About

“Invisible Borders Trans-African Photographers Organisation” is an artist-led initiative founded by Emeka Okereke and registered as a not-for-profit organisation in Nigeria. The pioneer members and participants at the first road trip of the Organization include Ray Daniels Okeugo, Emeka Okereke, Uche Okpa – Iroha, Amaiza Ojeikere, Uche James Iroha, Nike Adesuyi Ojeikere, Lucy Azubuike, Charles Okereke, Chriss Aghana Nwobu and Unoma Giese. The Organisation works with artists and Individuals in contributing to the patching of numerous gaps and misconceptions posed by frontiers within the 54 countries of Africa through art and photography. Beyond that the organisation hopes to expand its activities beyond issues that relate to geographic borders and other forms of discriminating parameters in photography and arts. It is a platform that also stands as a symbol of exchange of ideas between cultures and people. Read our manifesto for more of our ideals.

As a reflection of our name, our flagship project is The Invisible Borders Trans-African Road Trip Project, a project where about a dozen artists (including photographers, writers, filmmakers and performance artists) collectively take road trips across Africa to explore and participate in various photographic events, festival and exhibitions while engaging on a daily basis with the environment and the people encountered. The emphasis is primarily on the collective journey of the participating artists who, during their momentary stops in capital cities, create photographic, video and textual works that often reflect their individual approach to engaging with local artists, art practitioners and the inhabitants. They also collaborate intensively with colleagues from each of the countries involved. Read more about the Road Trip project.

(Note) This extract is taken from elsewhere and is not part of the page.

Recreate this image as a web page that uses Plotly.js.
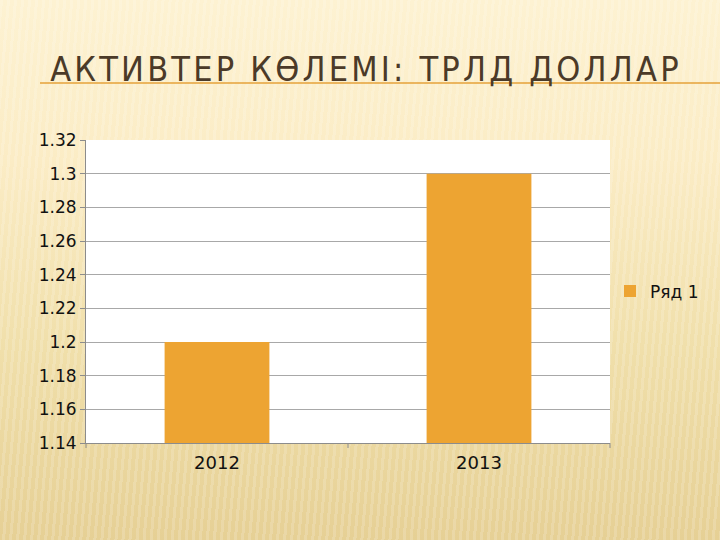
<!DOCTYPE html>
<html>
<head>
<meta charset="utf-8">
<script src="https://cdn.plot.ly/plotly-3.0.1.min.js"></script>
<style>
html,body{margin:0;padding:0;width:720px;height:540px;overflow:hidden;}
#bg{position:absolute;left:0;top:0;width:720px;height:540px;
background:
 repeating-linear-gradient(95deg, rgba(255,255,255,0.16) 0px, rgba(255,255,255,0.16) 3px, rgba(0,0,0,0) 3px, rgba(0,0,0,0) 7px),
 linear-gradient(180deg,#fdf2d2 0%,#fbecc5 30%,#f0dfaa 65%,#e6d095 100%);}
#chart{position:absolute;left:0;top:0;width:720px;height:540px;}
.gtitle{letter-spacing:3.2px;}
</style>
</head>
<body>
<div id="bg"></div>
<div id="chart"></div>
<script>
var titleText = "АКТИВТЕР КӨЛЕМІ: ТРЛД ДОЛЛАР";
var categories = ["2012", "2013"];
var seriesName = "Ряд 1";
var seriesValues = [1.2, 1.3];
var yTicks = [1.14, 1.16, 1.18, 1.2, 1.22, 1.24, 1.26, 1.28, 1.3, 1.32];
var yTickLabels = ["1.14", "1.16", "1.18", "1.2", "1.22", "1.24", "1.26", "1.28", "1.3", "1.32"];

var trace = {
  type: "bar",
  x: categories,
  y: seriesValues,
  base: 0,
  name: seriesName,
  marker: {color: "#eda432"},
  width: 0.4,
  showlegend: true
};

var layout = {
  width: 720, height: 540,
  paper_bgcolor: "rgba(0,0,0,0)",
  plot_bgcolor: "#ffffff",
  margin: {l: 86, r: 110, t: 140, b: 97, pad: 0, autoexpand: false},
  font: {family: "DejaVu Sans", size: 17, color: "#111111"},
  title: {
    text: titleText,
    font: {family: "DejaVu Sans Condensed", size: 34, color: "#4b3a28"},
    xref: "container", yref: "container",
    x: 366/720, xanchor: "center",
    y: 1 - 69/540, yanchor: "middle"
  },
  xaxis: {
    type: "category",
    showline: true, linecolor: "#8c8c8c", linewidth: 1,
    ticks: "", showgrid: false,
    tickfont: {size: 18, color: "#111111"},
    ticklabelstandoff: 3,
    range: [-0.5, 1.5],
    automargin: false
  },
  yaxis: {
    range: [1.14, 1.32],
    tickmode: "array", tickvals: yTicks, ticktext: yTickLabels,
    showgrid: true, gridcolor: "#a8a8a8", gridwidth: 1,
    showline: true, linecolor: "#8c8c8c", linewidth: 1,
    ticks: "outside", ticklen: 5, tickcolor: "#8c8c8c",
    tickfont: {size: 17, color: "#111111"},
    zeroline: false,
    automargin: false
  },
  showlegend: true,
  legend: {
    x: 1.0, xanchor: "left", y: 0.5, yanchor: "middle",
    bgcolor: "rgba(0,0,0,0)",
    itemwidth: 30,
    font: {size: 17, color: "#111111"}
  },
  shapes: [
    {type: "line", xref: "paper", yref: "paper",
     x0: (40-86)/524, x1: (720-86)/524, y0: (443-83)/303, y1: (443-83)/303,
     line: {color: "#e6a23a", width: 1.5}},
    {type: "line", xref: "paper", yref: "paper",
     x0: 0.5, x1: 0.5, y0: 0, y1: -5/303,
     line: {color: "#8c8c8c", width: 1}},
    {type: "line", xref: "paper", yref: "paper",
     x0: 1, x1: 1, y0: 0, y1: -5/303,
     line: {color: "#8c8c8c", width: 1}},
    {type: "line", xref: "paper", yref: "paper",
     x0: 0, x1: 0, y0: 0, y1: -5/303,
     line: {color: "#8c8c8c", width: 1}}
  ]
};

Plotly.newPlot("chart", [trace], layout, {displayModeBar: false, staticPlot: true});
</script>
</body>
</html>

The organization has participated in / organized a number of workshops and exhibitions, as well as other trans-African projects. We have earned the support of numerous partners across the continent and in Europe and North America. Our work has been featured by CNN, Al-Jazeera, Creative Time, etc. To contact us, use the contact page and specify which of our offices you are interested in reaching. You can support our work by donating, participating, or volunteering.

Our Manifesto

The African society is in flux. But there has never been a time as now that the countries and communities in the continent have been empowered to come to a better understanding of itself. We are driven by a strong urge to herald this understanding of the contemporary African experience. This is what we mean when we say we want to effect change. Our idea of transformation is rooted in our work and practice as artists. We hope to confront, challenge, humour, calibrate, and when necessary denigrate. In this way our work would constantly reflect the need to transcend preconceived notions of what Africa is, what African art is, and how artists can engage their audience.

Collaboration is instrumental to realizing our expectations. We do not see our organization merely as one but as the harbinger of a movement. We are at the frontline of an idea that will ensure greater productivity in the contemporary African arts scene. It is a movement that transcends an artist’s location on the continent or the medium being employed. We are engineering a platform that encourages trans-African interaction between artists and art practitioners in the many countries that make up the continent. We recognise the inevitable importance of collaboration in the building of a solid life-long artistic foundation and we intend to harness that energy.

We do not hesitate to define who our audience is. Since our focus is on the Everyday, our audience is anyone who can relate to their immediate environment. This is why we believe that our audience is boundless. We do not want to be an organization that discourages participation. It is our inclination to engage with our audience through every means possible in real and virtual spaces. Our goal is to openly share our work, cutting across the demarcating lines of classes and proficiency in literacy, thereby expanding the art public to include more of the local audience and those who have been called “layman.”

We are interested in everyday spaces. We believe that the first border we have to cross are the limitations within our immediate localities. In an attempt to reach out to the realities of others, we might fall into the temptation to spectacularize, to perpetuate the notions that outsiders have about the continent. While we are cognizant of these myriad point of views, we make efforts not to be caught in it. This is why we work with local artists, because we are interested in the idea of beginning to ask questions about the continent from a personal and close-to-earth point of view.

We are also looking towards the future. If trans-Africanism would mean anything, it has to be rooted in the potentials of a coming generation of artists. Thus, our activities are geared towards creating stepping-stone experiences for upcoming artists and at the same time engaging in critical discourse on issues and questions challenging the potency of the work being done in the continent. We hope to achieve this through numerous artistic interventions on a grassroot level. We are amongst the fore runners of the 21st century, and as an essentially photographic initiative, through images, we intend to contribute a better portion of the story being told of Africa today which will become her history tomorrow.